# How to solve the following problem from convex optimization book?

In problem 4.55 of Boyd & Vandenberghe's Convex Optimization, the authors ask the following.

Show that in a multicriterion optimization problem, a unique solution of the scalar optimization problem

$$\min. \max._{i =1,2\cdots q}F_i (x)$$ $$\text{s.t. } f_i(x)\leq 0$$ $$h_i(x)=0$$ is Pareto optimal.

I know that, in a multicriterion optimization problem a solution is pareto optimal point if we can not find a better point. I assume that $$x^*$$ is the solution of the above scalar optimization problem. Now I have to show that for every feasible $$y\neq x^*$$ we have $$[F_1(x^*),~F_2(x^*), \cdots F_q(x^*)]\preceq [F_1(y),~F_2(y), \cdots F_q(y)].$$ I think the only other information that I have is that one of the $$F_i(x^*)$$ is greater than all of the rest of $$F_j(x^*)'s$$ for $$j\neq i$$. How to solve this problem? Thanks in advance.

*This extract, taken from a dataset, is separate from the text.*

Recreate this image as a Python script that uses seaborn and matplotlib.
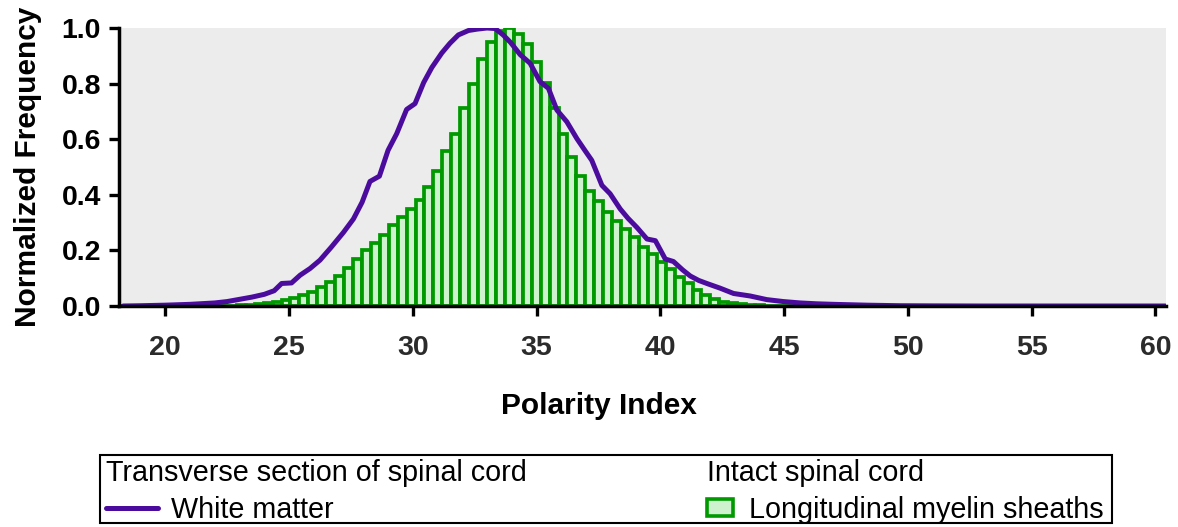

• Assume such a solution is not pareto optimal. Show a contradiction. – Mark L. Stone Aug 3 '19 at 22:53
• You don't know that one of the $F_i(x^*)$ values is greater than all $F_j(x^*)$'s for $j \neq i$. For example, we might have $x^*=(3,3,3,3)$. What "unique solution" means here is that there is only one $x^*$ that solves the constrained min/max problem. – Michael Aug 4 '19 at 2:46
• Keep in mind that the vectors might not always be ordered with respect to $\succeq$. Your definition of Pareto optimal is off. – Brian Borchers Aug 4 '19 at 4:53

Assume $$x^*$$ is not Pareto optimal then wlog there exists $$y \neq x^*$$ such that $$F_1(y) < F_1(x^*)$$ and $$F_i(y) \leq F_i(x^*)$$ for all $$i =2\cdots q$$. Now, this implies $$\max_{i =1,2\cdots q}F_i (y) \leq \max_{i =1,2\cdots q}F_i (x^*) = \min_{x} \max_{i =1,2\cdots q}F_i (x),$$ by definition of $$x^*$$. Therefore, $$y$$ is also a minimum to the original scalar optimization problem. By assumption, this minimum is unique, therefore $$y = x^*$$, a contradiction. Therefore, $$x^*$$ is Pareto optimal.